> [AIM OF THE TASK]: Skip the pictures and extract all of the lines exactly as written.
======== RECORDED INFORMATION ========
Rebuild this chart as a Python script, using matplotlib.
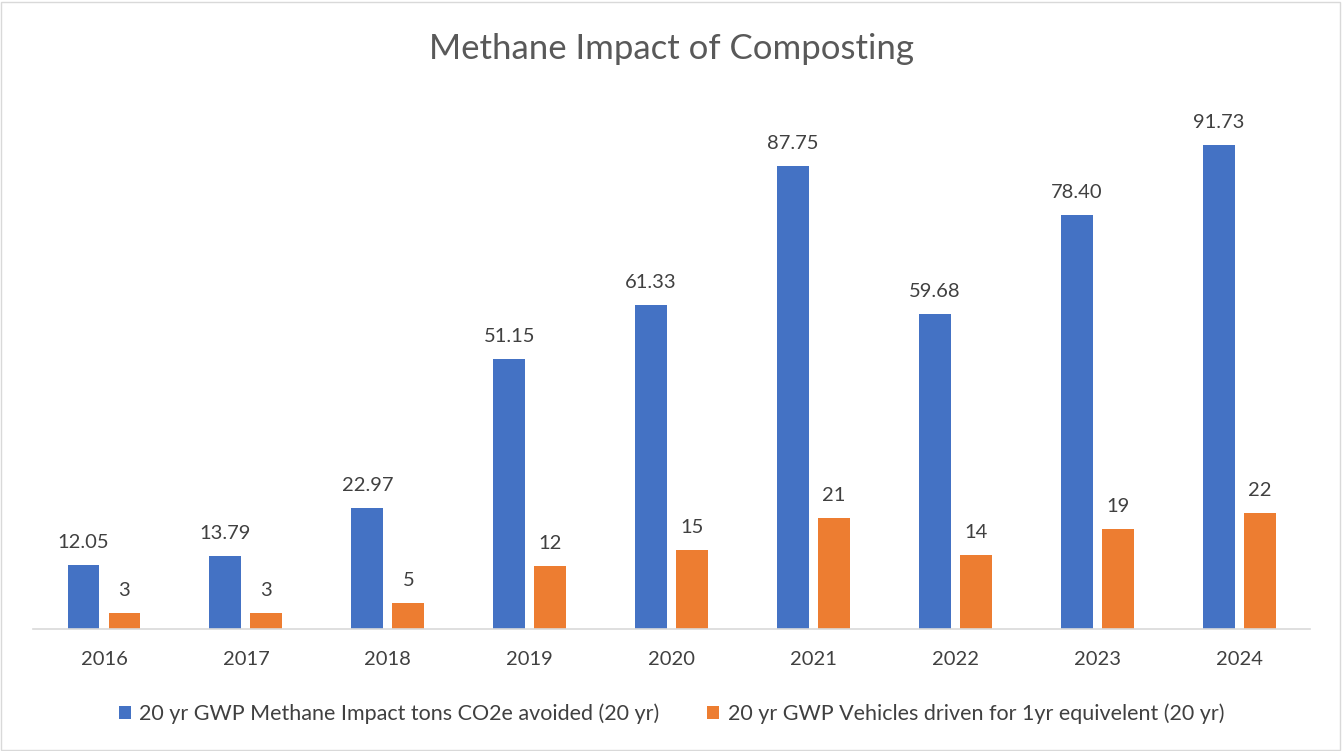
import matplotlib.pyplot as plt
import matplotlib.patches as mpatches
import numpy as np

years = ["2016", "2017", "2018", "2019", "2020", "2021", "2022", "2023", "2024"]
methane_tons = [12.05, 13.79, 22.97, 51.15, 61.33, 87.75, 59.68, 78.40, 91.73]
vehicles = [3, 3, 5, 12, 15, 21, 14, 19, 22]

series_names = [
    "20 yr GWP Methane Impact tons CO2e avoided (20 yr)",
    "20 yr GWP Vehicles driven for 1yr equivelent (20 yr)",
]

BLUE = "#4472C4"
ORANGE = "#ED7D31"
TEXT = "#404040"
TITLE = "#595959"
GRID = "#D9D9D9"

plt.rcParams["font.family"] = ["Lato", "DejaVu Sans"]

fig = plt.figure(figsize=(13.43, 7.51), dpi=100)
ax = fig.add_axes([0.0246, 0.1625, 0.951, 0.703])

x = np.arange(len(years))
w = 0.225
off = 0.1445
b1 = ax.bar(x - off, methane_tons, w, color=BLUE, label=series_names[0])
b2 = ax.bar(x + off, vehicles, w, color=ORANGE, label=series_names[1])

for rect, v in zip(b1, methane_tons):
    ax.annotate(f"{v:.2f}", (rect.get_x() + rect.get_width() / 2, v),
                xytext=(0, 10), textcoords="offset points",
                ha="center", va="bottom", fontsize=14.5, color=TEXT)
for rect, v in zip(b2, vehicles):
    ax.annotate(f"{v}", (rect.get_x() + rect.get_width() / 2, v),
                xytext=(0, 10), textcoords="offset points",
                ha="center", va="bottom", fontsize=14.5, color=TEXT)

ax.set_xlim(-0.5, len(years) - 0.5)
ax.set_ylim(0, 100)
ax.set_xticks(x)
ax.set_xticklabels(years, fontsize=14.5, color=TEXT)
ax.set_yticks([])
ax.tick_params(axis="x", length=0, pad=16)
for s in ["top", "left", "right"]:
    ax.spines[s].set_visible(False)
ax.spines["bottom"].set_color(GRID)
ax.spines["bottom"].set_linewidth(1.2)

fig.text(0.5, 0.935, "Methane Impact of Composting", ha="center", va="center",
         fontsize=25, color=TITLE)

fig.legend(handles=[b1, b2], loc="center", bbox_to_anchor=(0.5, 0.05), ncol=2,
           frameon=False, fontsize=15.5, labelcolor=TEXT, handlelength=0.55,
           handleheight=0.55, handletextpad=0.4, columnspacing=2.2)

fig.patches.append(mpatches.Rectangle((0.001, 0.001), 0.997, 0.997, transform=fig.transFigure,
                                      fill=False, edgecolor=GRID, linewidth=1))

fig.savefig("out.png", dpi=100)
========
> [EXPECTED ANSWER]:
Rebuild this chart as a Python script, using matplotlib.
import matplotlib.pyplot as plt
import matplotlib.patches as mpatches
import numpy as np

years = ["2016", "2017", "2018", "2019", "2020", "2021", "2022", "2023", "2024"]
methane_tons = [12.05, 13.79, 22.97, 51.15, 61.33, 87.75, 59.68, 78.40, 91.73]
vehicles = [3, 3, 5, 12, 15, 21, 14, 19, 22]

series_names = [
    "20 yr GWP Methane Impact tons CO2e avoided (20 yr)",
    "20 yr GWP Vehicles driven for 1yr equivelent (20 yr)",
]

BLUE = "#4472C4"
ORANGE = "#ED7D31"
TEXT = "#404040"
TITLE = "#595959"
GRID = "#D9D9D9"

plt.rcParams["font.family"] = ["Lato", "DejaVu Sans"]

fig = plt.figure(figsize=(13.43, 7.51), dpi=100)
ax = fig.add_axes([0.0246, 0.1625, 0.951, 0.703])

x = np.arange(len(years))
w = 0.225
off = 0.1445
b1 = ax.bar(x - off, methane_tons, w, color=BLUE, label=series_names[0])
b2 = ax.bar(x + off, vehicles, w, color=ORANGE, label=series_names[1])

for rect, v in zip(b1, methane_tons):
    ax.annotate(f"{v:.2f}", (rect.get_x() + rect.get_width() / 2, v),
                xytext=(0, 10), textcoords="offset points",
                ha="center", va="bottom", fontsize=14.5, color=TEXT)
for rect, v in zip(b2, vehicles):
    ax.annotate(f"{v}", (rect.get_x() + rect.get_width() / 2, v),
                xytext=(0, 10), textcoords="offset points",
                ha="center", va="bottom", fontsize=14.5, color=TEXT)

ax.set_xlim(-0.5, len(years) - 0.5)
ax.set_ylim(0, 100)
ax.set_xticks(x)
ax.set_xticklabels(years, fontsize=14.5, color=TEXT)
ax.set_yticks([])
ax.tick_params(axis="x", length=0, pad=16)
for s in ["top", "left", "right"]:
    ax.spines[s].set_visible(False)
ax.spines["bottom"].set_color(GRID)
ax.spines["bottom"].set_linewidth(1.2)

fig.text(0.5, 0.935, "Methane Impact of Composting", ha="center", va="center",
         fontsize=25, color=TITLE)

fig.legend(handles=[b1, b2], loc="center", bbox_to_anchor=(0.5, 0.05), ncol=2,
           frameon=False, fontsize=15.5, labelcolor=TEXT, handlelength=0.55,
           handleheight=0.55, handletextpad=0.4, columnspacing=2.2)

fig.patches.append(mpatches.Rectangle((0.001, 0.001), 0.997, 0.997, transform=fig.transFigure,
                                      fill=False, edgecolor=GRID, linewidth=1))

fig.savefig("out.png", dpi=100)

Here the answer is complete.